Idea 1 (Political Communication)

  • Goal: Investigating news stance towards Dutch politicians before and after Elections

  • Method: Several different possibilities:

    • Scraping Dutch news articles via mediacloud and paperboy
    • Identifying politician per paragraph using dictionary approach
    • Classifying stance (sentiment) towards politician using Transformer models
    • Alternatively: Code ~1000 news paragraphs yourself and train a ML algorithm to detect sentiment
    • Test for differences in sentiment before vs. after the election

Idea 2 (corporate communication)

  • Goal: Create algorithm that can predict sentiment of financial news sufficiently well

  • Method: Comparing various supervised machine learning approaches and zero-shot learning

  • Data: https://www.kaggle.com/ankurzing/sentiment-analysis-for-financial-news

    • Use the data set to build various classifier and compare their performance
    • Scrape financial news from media cloud and paperboy
    • Use the classifier to predict sentiment
    • Compare with Atteveldt et al., 2018

Idea 3 (media psychology / political communication)

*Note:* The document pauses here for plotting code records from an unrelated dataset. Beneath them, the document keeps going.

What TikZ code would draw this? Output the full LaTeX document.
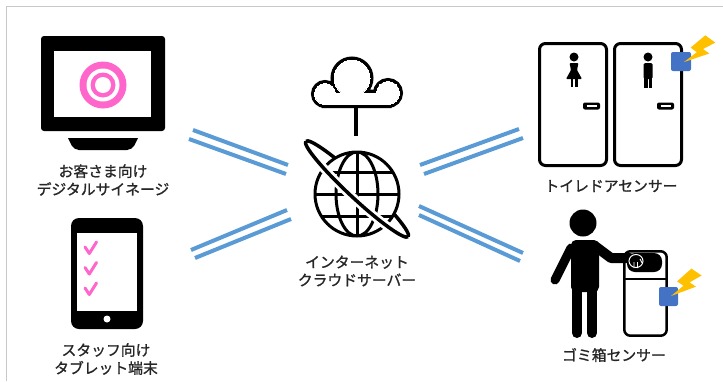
\documentclass[tikz,border=0pt]{standalone}
\usepackage{fontspec}
\newfontfamily\jpfont{Noto Sans CJK JP}[FakeBold=1.2]
\definecolor{linkblue}{RGB}{91,155,213}
\definecolor{markpink}{RGB}{255,102,204}
\definecolor{sensorblue}{RGB}{68,114,196}
\definecolor{boltyellow}{RGB}{255,192,0}
\definecolor{framegray}{RGB}{200,200,200}
\definecolor{textgray}{RGB}{38,38,38}
\begin{document}
\begin{tikzpicture}[x=1pt,y=-1pt,
  link/.style={draw=linkblue,line width=4pt},
  jplabel/.style={font=\jpfont\fontsize{14.8pt}{18pt}\selectfont,align=center,text=textgray,inner sep=0pt},
  ink/.style={line width=3pt,line join=round,line cap=round},
  sensor/.style={fill=sensorblue,rounded corners=2pt},
  bolt/.style={fill=boltyellow}]

\useasboundingbox (0,0) rectangle (723,381);
% frame lines
\draw[framegray,line width=1pt] (6,381) -- (6,6) -- (723,6);

% ---------- digital signage monitor ----------
\fill[rounded corners=3pt] (41,36) rectangle (165,131);
\fill[white] (54,51) rectangle (151,117);
\fill (68,138) -- (138,138) [rounded corners=5pt] -- (132,150) -- (74,150) [sharp corners] -- cycle;
\fill[markpink] (103,85) circle (23.5pt);
\fill[white] (103,85) circle (16.5pt);
\fill[markpink] (103,85) circle (12.5pt);
\fill[white] (103,85) circle (8pt);
\node[jplabel] (signageText) at (103,180) {お客さま向け\\デジタルサイネージ};

% ---------- staff tablet ----------
\fill[rounded corners=8pt] (71,218) rectangle (143,329);
\fill[white] (77,233) rectangle (137,311);
\fill[white] (107,319) circle (3.5pt);
\foreach \dy in {0,20.5,41}{
  \draw[markpink,line width=3pt,line cap=round,line join=round]
    (85,247+\dy) -- (89.3,253.5+\dy) -- (96.5,242+\dy);
}
\node[jplabel] (tabletText) at (106,359) {スタッフ向け\\タブレット端末};

% ---------- cloud server ----------
\begin{scope}
  \foreach \w/\c in {7pt/black,0pt/white}{
    \path[draw=\c,fill=\c,line width=\w]
      (325,94) circle (10.5pt)
      (352,78) circle (18pt)
      (388,93) circle (11.5pt)
      (325,93) rectangle (388,104.5);
  }
\end{scope}
\draw[line width=3.5pt] (356,107) -- (356,136);
% ring, back half
\begin{scope}[shift={(357,189)},rotate=-43]
  \draw[line width=3.5pt] (0:70pt and 9pt) arc[start angle=0,end angle=180,x radius=70pt,y radius=9pt];
\end{scope}
% globe
\fill[white] (357,194) circle (43pt);
\begin{scope}
  \clip (357,194) circle (42pt);
  \draw[ink] (310,172) -- (404,172);
  \draw[ink] (310,194) -- (404,194);
  \draw[ink] (310,216) -- (404,216);
  \draw[ink] (357,150) -- (357,238);
  \draw[ink] (357,194) ellipse [x radius=21pt,y radius=42pt];
\end{scope}
\draw[ink] (357,194) circle (42pt);
% ring, front half
\begin{scope}[shift={(357,189)},rotate=-43]
  \draw[white,line width=9pt] (200:70pt and 9pt) arc[start angle=200,end angle=340,x radius=70pt,y radius=9pt];
  \draw[line width=3.5pt] (180:70pt and 9pt) arc[start angle=180,end angle=360,x radius=70pt,y radius=9pt];
\end{scope}
\node[jplabel] (serverText) at (357,271) {インターネット\\クラウドサーバー};

% ---------- toilet doors ----------
\draw[line width=3pt,rounded corners=6pt] (539.5,43.5) rectangle (606.5,165.5);
\draw[line width=3pt,rounded corners=6pt] (614.5,43.5) rectangle (681.5,165.5);
\fill[rounded corners=2pt] (583,102.5) rectangle (600,109.5);
\draw[white,line width=1.2pt] (586.5,106) -- (596.5,106);
\fill[rounded corners=2pt] (657,102.5) rectangle (674,109.5);
\draw[white,line width=1.2pt] (660.5,106) -- (670.5,106);
% female sign
\fill (574,57) circle (4.5pt);
\fill[rounded corners=1pt] (569.5,63) -- (578.5,63) -- (577,70) -- (582,79) -- (566,79) -- (571,70) -- cycle;
\fill (570.5,78) rectangle (573,87);
\fill (575,78) rectangle (577.5,87);
% male sign
\fill (648,57) circle (4.5pt);
\fill[rounded corners=1.5pt] (643.5,63) rectangle (652.5,79);
\fill (644,77) rectangle (647.5,88);
\fill (648.5,77) rectangle (652,88);
% door sensor
\fill[sensor] (671,52) rectangle (691,71);
\begin{scope}[shift={(684,62)},rotate=-36,scale=1.55]
  \fill[bolt] (1,-22) -- (9,-22) -- (5,-14) -- (10,-14) -- (0,0) -- (3,-10) -- (-2,-10) -- cycle;
\end{scope}
\node[jplabel] (toiletText) at (611,186) {トイレドアセンサー};

% ---------- trash bin ----------
\fill (583,223) circle (13.5pt);
\fill[rounded corners=5pt] (571,240) rectangle (599,292);
\draw[line width=10pt,line cap=round] (577,288) -- (577,333);
\draw[line width=10pt,line cap=round] (592,288) -- (592,333);
\draw[line width=9pt,line cap=round] (571,248) -- (555,280);
\draw[line width=10pt,line cap=round,line join=round] (595,246) -- (611,258) -- (630,258);
\draw[line width=2.5pt,rounded corners=6pt] (624.3,251.3) rectangle (666.7,335.7);
\draw[line width=2pt] (624.3,279) -- (666.7,279);
\fill[rounded corners=8pt] (627,253) rectangle (662,272);
% hand
\fill[draw=white,line width=1pt] (636,261) ellipse [x radius=7pt,y radius=6.5pt];
\draw[white,line width=0.9pt] (634,262) -- (634,268) (637.5,262) -- (637.5,268) (640,259) -- (642,263);
% bin sensor
\fill[sensor] (659,287) rectangle (678,306);
\begin{scope}[shift={(671,296)},rotate=-34,scale=1.55]
  \fill[bolt] (1,-22) -- (9,-22) -- (5,-14) -- (10,-14) -- (0,0) -- (3,-10) -- (-2,-10) -- cycle;
\end{scope}
\node[jplabel] (trashText) at (614,355) {ゴミ箱センサー};

% ---------- network links ----------
\coordinate (ulA1) at (193,130); \coordinate (ulB1) at (288,165);
\coordinate (ulA2) at (189,139); \coordinate (ulB2) at (286,174);
\coordinate (llA1) at (191,250); \coordinate (llB1) at (287,210);
\coordinate (llA2) at (195,258); \coordinate (llB2) at (291,219);
\coordinate (urA1) at (420,165); \coordinate (urB1) at (519,129);
\coordinate (urA2) at (424,174); \coordinate (urB2) at (523,138);
\coordinate (lrA1) at (419,206); \coordinate (lrB1) at (523,253);
\coordinate (lrA2) at (419,215); \coordinate (lrB2) at (520,261);
\foreach \p in {ul,ll,ur,lr}{
  \draw[link] (\p A1) -- (\p B1);
  \draw[link] (\p A2) -- (\p B2);
}
\end{tikzpicture}
\end{document}
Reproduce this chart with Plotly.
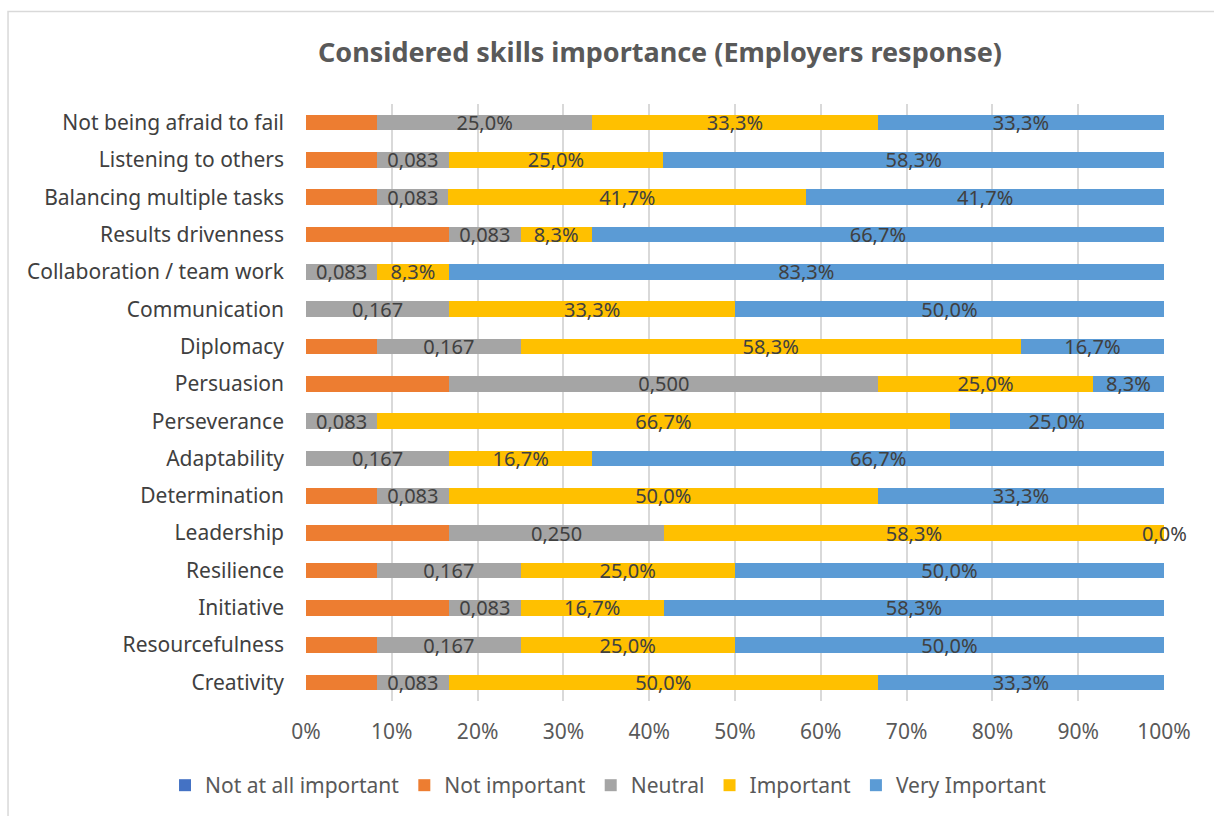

  • Goal: Detect linguistic bias in specific news paper articles

  • Method: using dictionary or zero-shot approaches to detect linguistic bias (e.g., gender-bias)

    • Scraping the news articles via mediacloud and paperboy
    • Build dictionary or classifier to detect biases
    • Test differences between newspapers (e.g. with different ideologies)

Idea 4 (political communication)

  • Goal: Topic modeling based on 18 years of Australian News Headlines: How did topics change over time?
  • Method: Zero-shot topic modelling with GPT or BERT
  • Data: https://www.kaggle.com/therohk/million-headlines

Idea 5 (Corporate Communication)

  • Goal: Investigating sentiment in Tweets/News coverage about a company before and after a crisis

  • Method: Manual coding of a subset, supervised machine learning afterwards or zero-shot learning

    • We might have some data available for some cases

Idea 6 (media psychology)

  • Goal: Does chatGPT reproduce biases and stereotypes?

  • Method: Prompt GPT to write stories or headlines, gather output and text analyze these for stereotypes or biases

    • Create prompts that GPT might intepret in certain ways
    • Prompt GPT systematically
    • Collect output and classify them using a BERT model (?)
    • Test for systematic bias or stereotyping

Idea 7

  • Goal: Use of emotions (or emojis) in whatsapp conversations

  • Method: Classifying emotions in whatsapp conversation (would require a bit more than just your own)

    • Export whatsapp conversations and import into R with rwhatsapp
    • Classify emotions / extract emojis and show differences in personalities, language use
    • Alternatively use word-embeddings to compare similarity in language use across users/conversations…

Other ideas

  • Analyzing your own data

    • You can easily export your netflix use data, spotify use data, google maps location data, your browser history and many more “trace” data
    • Although the amount of individuals you can get data on my be limited, the data is nonetheless quite rich and can be interesting to analyze/explore
    • The challenge will be to find a good research question!
  • Going beyond text analysis

    • You also learned a lot about data wrangling and visualization in this course

    • You can also use this knowledge and engage in other type of data analyses

    • e.g., using world value survey data to show trends in values over time and across countries; secondary analyses of large-scale survey data (Pew Research, Gesis…)

Further questions?

Thank you for your attention!